Financial Analysts are experts in assessing financial data to aid in decision-making within various sectors. These professionals analyze market trends, investment opportunities, and the financial performance of companies, providing critical insights for investment decisions, business strategy, and economic policy development. They utilize financial modeling, statistical tools, and forecasting techniques, often leveraging software like Excel, and programming languages such as Python or R for their analyses.
Insights Analysts play a pivotal role in transforming complex data sets into actionable insights, driving business growth and efficiency. They specialize in analyzing customer behavior, market trends, and operational data, utilizing advanced tools such as SQL, Python, and BI platforms like Tableau and Power BI. Their expertise aids in decision-making across multiple channels, ensuring data-driven strategies align with business objectives.
Marketing Analysts specialize in interpreting data to enhance marketing efforts. They analyze market trends, consumer behavior, and campaign performance to inform marketing strategies. Proficient in data analysis tools and techniques, they bridge the gap between data and marketing decision-making. Their role is crucial in tailoring marketing efforts to target audiences effectively and efficiently.

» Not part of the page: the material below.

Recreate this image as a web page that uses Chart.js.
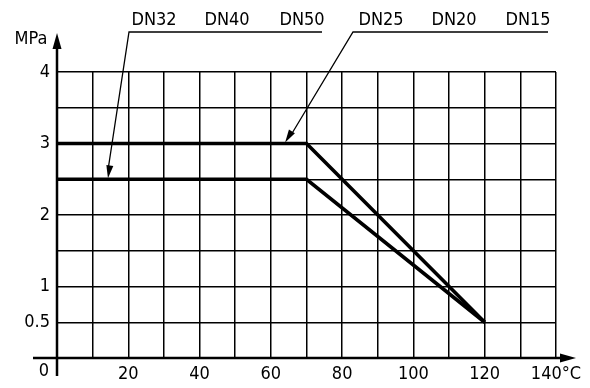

Product Analysts utilize data to optimize product strategies and enhance user experiences. They work closely with product teams, leveraging skills in SQL, data visualization (e.g., Tableau), and data analysis to drive product development. Their role includes translating business requirements into technical specifications, conducting A/B testing, and presenting data-driven insights to inform product decisions. Product Analysts are key in understanding customer needs and driving product innovation.